Shares in Premier Oil soared more than 14% on Tuesday, after the oil explorer agreed a reverse takeover that will create the largest London-listed independent oil-and-gas group, producing more than 250,000 barrels of oil a day.
Under the terms of the deal, privately-owned Chrysaor will own at least 77% of the combined group.
Stakeholders in Premier Oil PMO, +1.84% will own up to 23% of the combined group, of which just under 6% are existing Premier shareholders. That values Premier’s equity at $200 million to $250 million, according to analysts at Jefferies.
The remainder will be owned by Chrysaor’s biggest shareholder, Harbour Energy, an investment vehicle formed by U.S. private equity group EIG Global Energy Partners.
Former Shell executive Linda Cook, the chief executive of Harbour, will move to London to head up the combined group. Cook joins Katherine Roe, the chief executive of Wentworth Resources WEN, -1.44%, as one of only two women heading up a U.K.-listed energy group.
Premier’s boss Tony Durrant will step down from the oil group at the end of 2020.
Shares in Premier, which rose more than 14% after the deal was announced, were trading 10% higher in early morning London trading.
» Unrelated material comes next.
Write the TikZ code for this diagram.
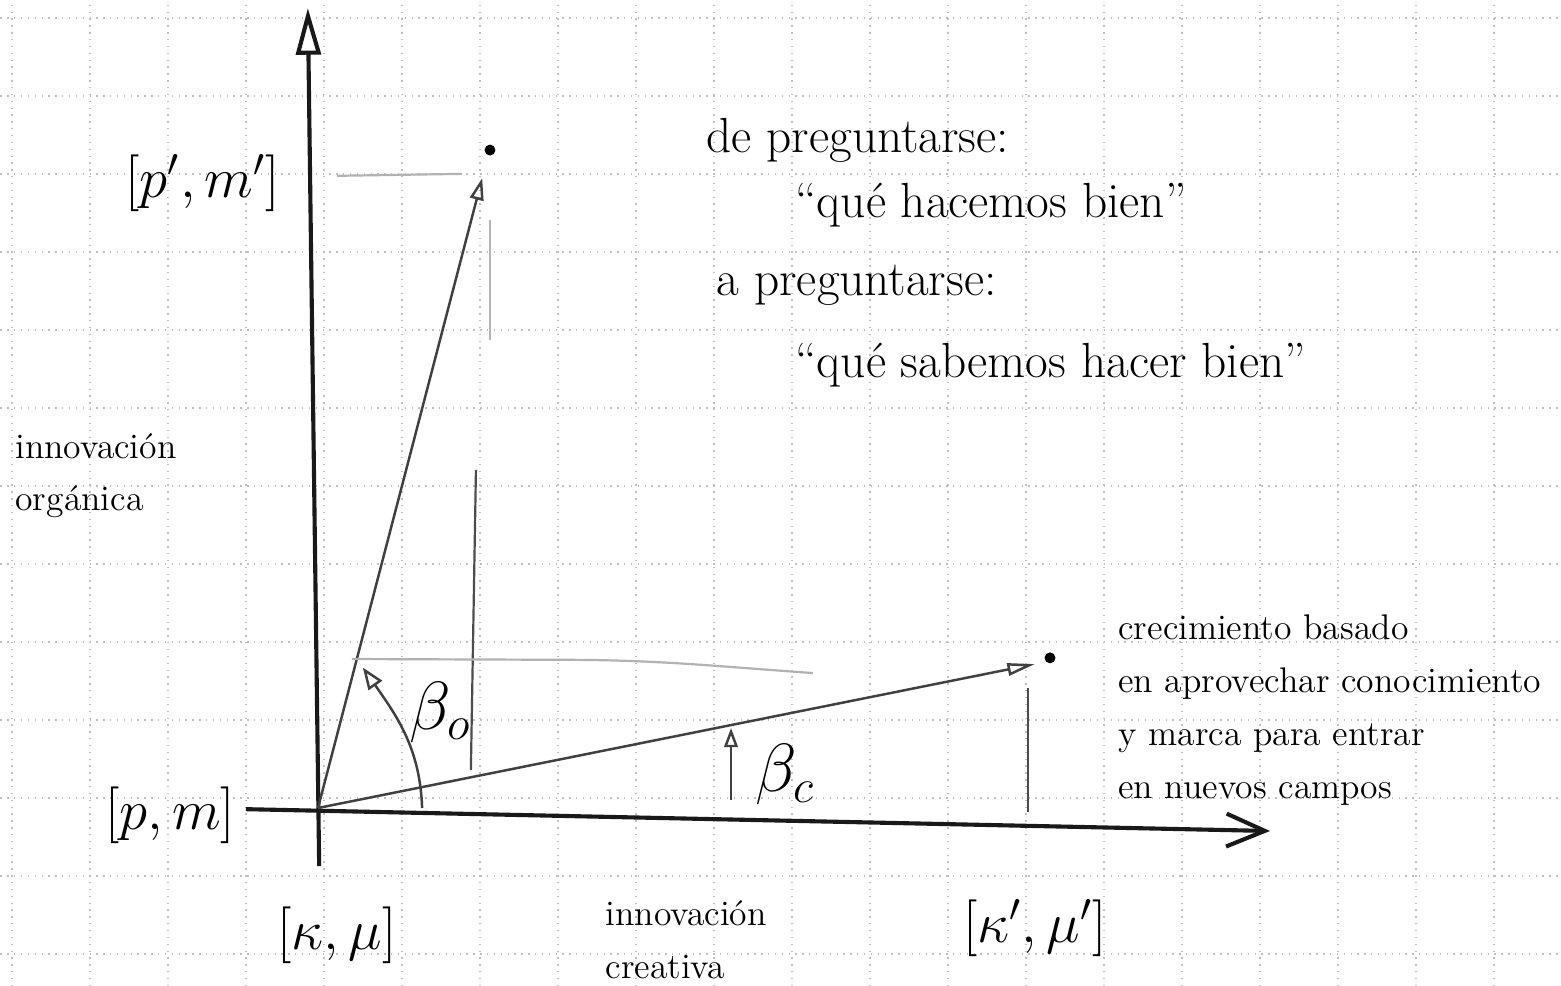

Premier, which has struggled with its balance sheet for several years, has been under pressure to reduce its $2.7 billion debt pile amid a collapse in oil prices.
Read: Oil prices settle at lowest since June, with Brent prices below $40
In August, its shares fell by more than 18%, after it swung to a loss on lower production in the six months to June 30 and announced plans to raise up to £410 million by selling new shares.
The deal with Chrysaor means it now won’t proceed with the refinancing. Instead, the company’s creditors, which need to approve the deal, receive a cash payment of $1.23 billion.
Read: Premier Oil says price of BP acquisitions slashed
Premier has also scrapped plans to buy BP’s BP, +0.05% interests in the Andrew and Shearwater fields in the U.K. North Sea, which had been contingent on the refinancing going through.
Russ Mould, investment director at AJ Bell, said that after a long period where it felt like the business was being run in the interests of its creditors rather than its shareholders, Premier Oil has effectively been put out of its misery.
“The company’s problems date all back to 2014 and the oil price crash which occurred that year. It simply had taken on too much debt when oil prices were above $100 per barrel and has been running to stand still ever since,” Mould said.
He added: “With a big chunk of Premier’s debt being paid off on completion it certainly looks more sustainable than the previous plan to load up on more debt, ask for more money from the market and buy assets from BP to generate the cash flow to pay down borrowings.”
The enlarged group will have production of more than 250,000 barrels a day and reserves of 717 million barrels of oil equivalent.
Cook said the deal “significantly advances our leading position in the North Sea, where we will continue to reinvest, and expands our geographic footprint to Asia and Latin America.”
Founded in 1934 in Scotland to pursue oil and gas exploration and production activities in Trinidad, Premier has interests in the North Sea, South East Asia, the Falkland Islands and Latin America. It also owns a 25% stake in Mexico’s Zama shallow water offshore project.
Chrysaor, which produces just under 200,000 barrels of oil equivalent a day in the U.K, was founded in 2017 and has grown to become a major North Sea producer through acquisitions. These include the acquisition of certain fields from Royal Dutch Shell RDS.A, +1.11% for $3 billion in 2017 and ConocoPhillips COP, -0.26% for $2.675 billion in 2019.
Chrysaor also holds 11 licenses across 18 blocks in Norway pursuing exploration opportunities.